This is absolutely BRILLIANT!
a tool designed to address the File Drawer Problem as it pertains to psychological research: the distortion in the scientific literature that results from the failure to publish non-replications. Most journals (especially high impact journals that specialize in publishing surprising findings that have low prior odds of being correct) are rarely willing to publish even carefully conducted non-replications that question the validity of a finding that they have published. Often the only people who learn about non-replications are those who happen to be "plugged in" to social networks that circulate this information in a fragmentary and inefficient way. Even textbook authors are rarely well informed about the replicability of the results that they report on, and may often rely upon results that are known to be dubious by those working in the area.

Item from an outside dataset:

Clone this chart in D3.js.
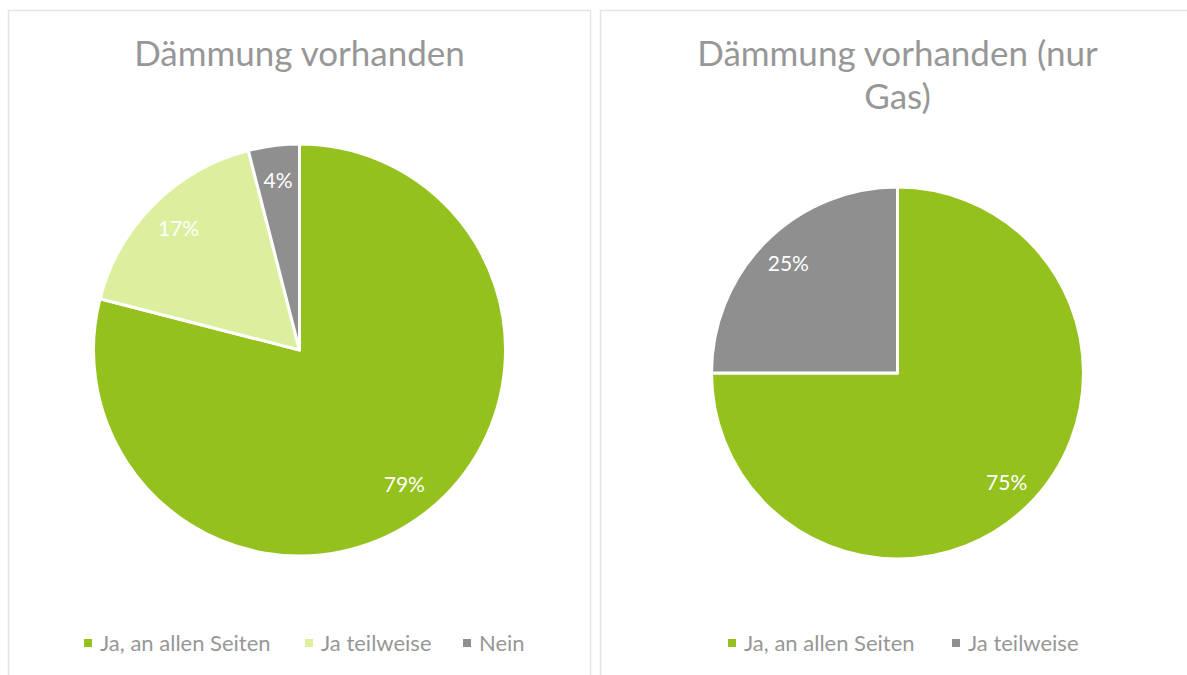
<!DOCTYPE html>
<html>
<head>
<meta charset="utf-8">
<script src="https://cdn.jsdelivr.net/npm/d3@7"></script>
<style>
  body { margin: 0; background: #fff; }
  svg { display: block; font-family: Lato, 'Open Sans', sans-serif; }
</style>
</head>
<body>
<div id="chart"></div>
<script>
// chart 1
const categories1 = ['Ja, an allen Seiten', 'Ja teilweise', 'Nein']
const values1 = [79, 17, 4]
// chart 2
const categories2 = ['Ja, an allen Seiten', 'Ja teilweise']
const values2 = [75, 25]

const titles = [['Dämmung vorhanden'], ['Dämmung vorhanden (nur', 'Gas)']]

const width = 1187
const height = 675

const svg = d3
  .select('#chart')
  .append('svg')
  .attr('width', width)
  .attr('height', height)

const colorScale1 = d3.scaleOrdinal().domain(categories1).range(['#95c11f', '#dbef9f', '#8f8f8f'])
const colorScale2 = d3.scaleOrdinal().domain(categories2).range(['#95c11f', '#8f8f8f'])

const panels = [
  { x: 8, w: 582, cx: 299.5, cy: 350, r: 206, cats: categories1, vals: values1, color: colorScale1, title: titles[0], legendX: [84, 305, 463] },
  { x: 600, w: 600, cx: 897.5, cy: 373, r: 186, cats: categories2, vals: values2, color: colorScale2, title: titles[1], legendX: [728, 952] }
]

const pie = d3.pie().sort(null).value(d => d.value)

panels.forEach(p => {
  // frame
  svg.append('rect')
    .attr('x', p.x + 0.5)
    .attr('y', 10.5)
    .attr('width', p.w)
    .attr('height', 700)
    .attr('fill', 'none')
    .attr('stroke', '#e4e4e4')
    .attr('stroke-width', 1.5)

  // title
  svg.append('text')
    .attr('text-anchor', 'middle')
    .attr('fill', '#979797')
    .attr('font-size', 35)
    .selectAll('tspan')
    .data(p.title)
    .enter()
    .append('tspan')
    .attr('x', p.cx)
    .attr('y', (d, i) => 66 + i * 43)
    .text(d => d)

  const data = p.cats.map((c, i) => ({ key: c, value: p.vals[i] }))
  const arcs = pie(data)
  const arc = d3.arc().innerRadius(0).outerRadius(p.r)
  const labelArc = d3.arc().innerRadius(p.r * 0.83).outerRadius(p.r * 0.83)

  const g = svg.append('g').attr('transform', `translate(${p.cx},${p.cy})`)

  g.selectAll('path')
    .data(arcs)
    .enter()
    .append('path')
    .attr('d', arc)
    .attr('fill', d => p.color(d.data.key))
    .attr('stroke', '#fff')
    .attr('stroke-width', 3)
    .attr('stroke-linejoin', 'round')

  g.selectAll('text')
    .data(arcs)
    .enter()
    .append('text')
    .attr('transform', d => `translate(${labelArc.centroid(d)})`)
    .attr('text-anchor', 'middle')
    .attr('dy', '0.35em')
    .attr('fill', '#fff')
    .attr('font-size', 21)
    .text(d => d.data.value + '%')

  // legend
  const legend = svg.append('g')
  legend
    .selectAll('.legend')
    .data(p.cats)
    .enter()
    .append('g')
    .attr('class', 'legend')
    .attr('transform', (d, i) => `translate(${p.legendX[i]},643)`)
    .each(function(d) {
      let lg = d3.select(this)
      lg.append('rect')
        .attr('x', 0)
        .attr('y', -4)
        .attr('width', 8)
        .attr('height', 8)
        .attr('fill', p.color(d))
      lg.append('text')
        .text(d)
        .attr('x', 16)
        .attr('dy', '0.35em')
        .attr('fill', '#979797')
        .attr('font-size', 22)
    })
})
</script>
</body>
</html>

What a great idea. One of the reasons I recently held out as a justification for the LPU approach to publishing is the hoarding of not-enough-for-pub data out there that might save someone else a whole hell of a lot of time. Well, chasing after a supposed published finding as your control or launching point for new studies can land you in one of those little potholes. Wouldn't it be nice to see a half dozen (or more) attempts to replicate an effect to (at the very least) tell you which are the key conditions and which can be manipulated for your purposes?
Other fields should try something like this.
Disclaimer: I'm professionally acquainted with one or more of the people apparently involved in this effort.